Exercise prompt: Nothing after the line with "label_y_B = [-0.50, -3.02, -5.0, -6.85, -8.54]" belongs in the copy; extract the lines below from the top through that line, pictures left out.

Recorded information:
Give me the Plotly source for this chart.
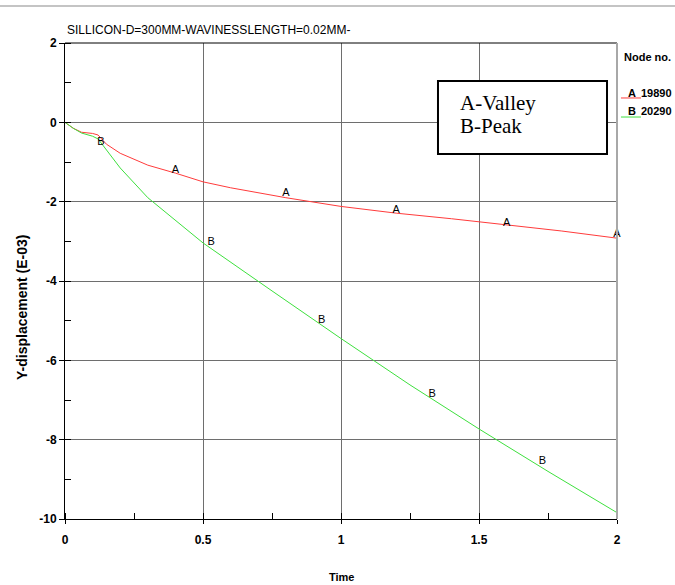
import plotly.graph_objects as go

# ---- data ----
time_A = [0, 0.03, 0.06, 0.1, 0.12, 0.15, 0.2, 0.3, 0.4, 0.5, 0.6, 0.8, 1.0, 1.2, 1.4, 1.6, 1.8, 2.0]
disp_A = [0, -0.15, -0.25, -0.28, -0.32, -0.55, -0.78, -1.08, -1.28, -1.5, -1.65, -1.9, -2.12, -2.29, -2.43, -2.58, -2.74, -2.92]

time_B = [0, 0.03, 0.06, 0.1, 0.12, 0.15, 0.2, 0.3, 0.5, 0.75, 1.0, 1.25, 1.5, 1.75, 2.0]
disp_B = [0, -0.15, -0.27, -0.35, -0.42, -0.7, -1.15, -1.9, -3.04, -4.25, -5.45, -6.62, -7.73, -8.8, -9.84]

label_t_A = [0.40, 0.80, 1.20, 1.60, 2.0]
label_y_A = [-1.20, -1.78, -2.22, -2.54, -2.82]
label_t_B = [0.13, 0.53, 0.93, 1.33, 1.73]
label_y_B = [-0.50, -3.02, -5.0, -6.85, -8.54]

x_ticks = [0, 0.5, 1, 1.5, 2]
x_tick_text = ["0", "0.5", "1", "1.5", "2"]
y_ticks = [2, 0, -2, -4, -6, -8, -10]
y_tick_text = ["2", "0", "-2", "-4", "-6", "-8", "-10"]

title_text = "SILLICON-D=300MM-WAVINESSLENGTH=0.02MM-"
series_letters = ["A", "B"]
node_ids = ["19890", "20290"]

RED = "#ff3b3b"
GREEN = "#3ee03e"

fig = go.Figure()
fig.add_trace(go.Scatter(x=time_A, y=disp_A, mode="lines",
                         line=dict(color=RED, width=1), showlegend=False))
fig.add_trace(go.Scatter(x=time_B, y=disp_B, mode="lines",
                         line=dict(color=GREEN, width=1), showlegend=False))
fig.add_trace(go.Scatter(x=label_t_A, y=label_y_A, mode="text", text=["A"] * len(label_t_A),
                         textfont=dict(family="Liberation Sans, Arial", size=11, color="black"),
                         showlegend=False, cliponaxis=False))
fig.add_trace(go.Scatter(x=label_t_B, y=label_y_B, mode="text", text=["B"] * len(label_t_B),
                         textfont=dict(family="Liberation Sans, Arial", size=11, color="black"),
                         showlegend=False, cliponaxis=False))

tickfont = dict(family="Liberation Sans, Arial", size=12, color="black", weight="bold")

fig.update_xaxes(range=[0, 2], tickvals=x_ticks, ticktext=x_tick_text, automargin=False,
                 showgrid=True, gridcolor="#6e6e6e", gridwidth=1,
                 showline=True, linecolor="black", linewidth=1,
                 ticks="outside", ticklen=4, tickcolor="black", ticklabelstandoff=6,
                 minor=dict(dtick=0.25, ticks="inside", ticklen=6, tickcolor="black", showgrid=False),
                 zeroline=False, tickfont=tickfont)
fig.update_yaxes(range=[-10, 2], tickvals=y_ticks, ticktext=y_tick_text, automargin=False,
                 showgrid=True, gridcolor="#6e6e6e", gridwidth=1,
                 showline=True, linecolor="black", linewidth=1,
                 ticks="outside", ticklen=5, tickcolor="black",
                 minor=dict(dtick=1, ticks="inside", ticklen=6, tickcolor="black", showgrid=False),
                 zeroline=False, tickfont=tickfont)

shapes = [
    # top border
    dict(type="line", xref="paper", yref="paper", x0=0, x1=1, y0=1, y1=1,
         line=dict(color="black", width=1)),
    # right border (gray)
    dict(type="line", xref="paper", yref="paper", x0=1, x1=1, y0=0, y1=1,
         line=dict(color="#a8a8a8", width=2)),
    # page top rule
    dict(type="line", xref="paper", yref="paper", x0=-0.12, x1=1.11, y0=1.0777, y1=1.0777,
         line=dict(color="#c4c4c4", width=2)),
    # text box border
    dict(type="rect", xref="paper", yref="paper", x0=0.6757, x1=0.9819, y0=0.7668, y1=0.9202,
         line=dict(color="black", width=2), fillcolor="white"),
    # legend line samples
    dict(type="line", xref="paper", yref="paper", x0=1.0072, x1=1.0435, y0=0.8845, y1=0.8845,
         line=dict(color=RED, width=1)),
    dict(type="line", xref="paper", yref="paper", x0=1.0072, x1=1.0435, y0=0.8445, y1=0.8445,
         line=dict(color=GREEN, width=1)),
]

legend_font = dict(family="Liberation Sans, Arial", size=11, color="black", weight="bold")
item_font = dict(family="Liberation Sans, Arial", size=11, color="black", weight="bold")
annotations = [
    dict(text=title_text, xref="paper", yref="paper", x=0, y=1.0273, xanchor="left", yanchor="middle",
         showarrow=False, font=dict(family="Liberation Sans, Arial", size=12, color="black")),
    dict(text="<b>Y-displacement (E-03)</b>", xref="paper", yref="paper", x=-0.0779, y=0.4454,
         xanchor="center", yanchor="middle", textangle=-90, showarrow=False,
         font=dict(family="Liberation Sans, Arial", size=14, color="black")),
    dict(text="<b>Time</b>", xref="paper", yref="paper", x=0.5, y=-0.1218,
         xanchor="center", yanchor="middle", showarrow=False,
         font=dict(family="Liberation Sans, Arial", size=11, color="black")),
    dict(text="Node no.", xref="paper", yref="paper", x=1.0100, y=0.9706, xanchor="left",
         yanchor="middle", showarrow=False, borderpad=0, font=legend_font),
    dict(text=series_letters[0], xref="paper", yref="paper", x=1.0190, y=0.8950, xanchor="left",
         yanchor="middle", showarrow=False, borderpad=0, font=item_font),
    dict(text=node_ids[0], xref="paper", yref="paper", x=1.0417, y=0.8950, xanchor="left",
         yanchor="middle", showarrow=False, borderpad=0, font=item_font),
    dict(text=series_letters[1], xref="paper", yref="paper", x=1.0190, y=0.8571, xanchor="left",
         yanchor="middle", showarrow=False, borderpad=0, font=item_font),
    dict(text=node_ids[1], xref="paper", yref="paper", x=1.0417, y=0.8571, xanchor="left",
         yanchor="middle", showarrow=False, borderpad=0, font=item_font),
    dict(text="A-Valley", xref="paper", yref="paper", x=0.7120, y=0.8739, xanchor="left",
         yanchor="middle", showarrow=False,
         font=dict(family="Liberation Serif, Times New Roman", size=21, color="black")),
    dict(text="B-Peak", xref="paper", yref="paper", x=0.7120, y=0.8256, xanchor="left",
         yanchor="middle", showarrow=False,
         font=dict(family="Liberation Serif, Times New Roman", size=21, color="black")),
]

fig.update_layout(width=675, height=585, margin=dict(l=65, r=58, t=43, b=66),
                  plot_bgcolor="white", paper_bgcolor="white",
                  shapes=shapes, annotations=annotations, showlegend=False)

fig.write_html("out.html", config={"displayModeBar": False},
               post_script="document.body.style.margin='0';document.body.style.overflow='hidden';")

Output of the task:
Give me the Plotly source for this chart.
import plotly.graph_objects as go

# ---- data ----
time_A = [0, 0.03, 0.06, 0.1, 0.12, 0.15, 0.2, 0.3, 0.4, 0.5, 0.6, 0.8, 1.0, 1.2, 1.4, 1.6, 1.8, 2.0]
disp_A = [0, -0.15, -0.25, -0.28, -0.32, -0.55, -0.78, -1.08, -1.28, -1.5, -1.65, -1.9, -2.12, -2.29, -2.43, -2.58, -2.74, -2.92]

time_B = [0, 0.03, 0.06, 0.1, 0.12, 0.15, 0.2, 0.3, 0.5, 0.75, 1.0, 1.25, 1.5, 1.75, 2.0]
disp_B = [0, -0.15, -0.27, -0.35, -0.42, -0.7, -1.15, -1.9, -3.04, -4.25, -5.45, -6.62, -7.73, -8.8, -9.84]

label_t_A = [0.40, 0.80, 1.20, 1.60, 2.0]
label_y_A = [-1.20, -1.78, -2.22, -2.54, -2.82]
label_t_B = [0.13, 0.53, 0.93, 1.33, 1.73]
label_y_B = [-0.50, -3.02, -5.0, -6.85, -8.54]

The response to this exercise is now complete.